There are two very different way to decide what you want to do for a living.
The first is to find something that you love to do, like painting pictures, teaching children or playing a musical instrument, and then figure out a way to make enough money to survive by doing that thing.
The second way is to choose something that has the potential to bring in loads of money such as being a doctor, lawyer or accountant so that you will be in a position to spend your non-working hours doing whatever it is you love to do.

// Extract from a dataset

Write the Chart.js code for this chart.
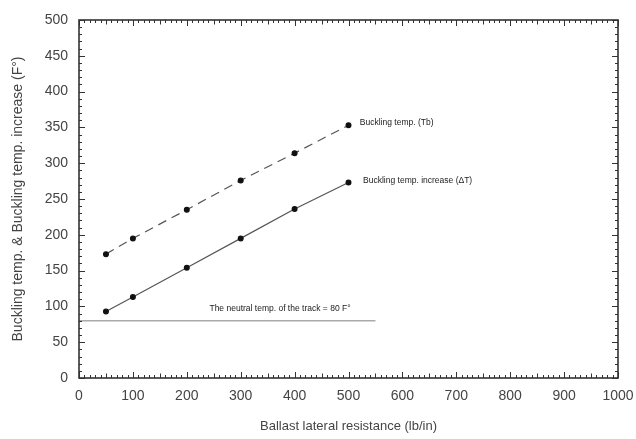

Both options have their pros and cons.
The greatest potential benefit of choosing the first option is pretty obvious – you can do what you love to do pretty much every day for as long as you want to do it.
Also, if you are passionate about your work you stand a better chance of being really good at it and making a fortune.
The danger, however, is that if you have to do something all the time in order to pay the bills, even if it’s something you enjoy, it will probably become hard work… too much of a good thing and all that… and even if you are quite good at it you may not make a whole lot of money.
Interestingly, there is another problem that often crops up when people have a passion for their jobs and excel at it; they get promoted to a management position.
This is what often happens to our best teachers.
Instead of using their skills to help children in the classroom they wind up administering other teachers.
Even self employed people like carpenters and builders often find themselves behind a desk organising jobs instead of doing the work they love.
Another possible problem if you choose to make money from your favourite pastime is that you would then have to find something else to look forward to when you are taking time off from work, but that could also be seen as a benefit if you have a reasonable amount of imagination.
I’m not sure what is the best thing about taking the second option but there definitely are benefits to going for a proven money-earner.
If you are good at your profession, you will make money; you will be a respected member of society and if you want to you will be able to retire early.
The great danger, however, is that if you pursue something for the money and the glory of financial success, you stand a pretty good change of getting addicted to those things and never taking time off to pursue the pastimes you really love.
You may also attract friends and potential mates who are more interested in your money and your status than they are in you.
Hum… that’s getting a bit heavier than I intended, but maybe that’s what happens when you are passionate about your work and you don’t have to do it every day.
But please don’t get me wrong here; I’m not trying to say one approach is better for everyone than the other.
Both have their strong points and their dangers.
What I am saying is that it would be a good idea to identify which approach you have taken or would like to take so you will have the best chance of living the life you actually want.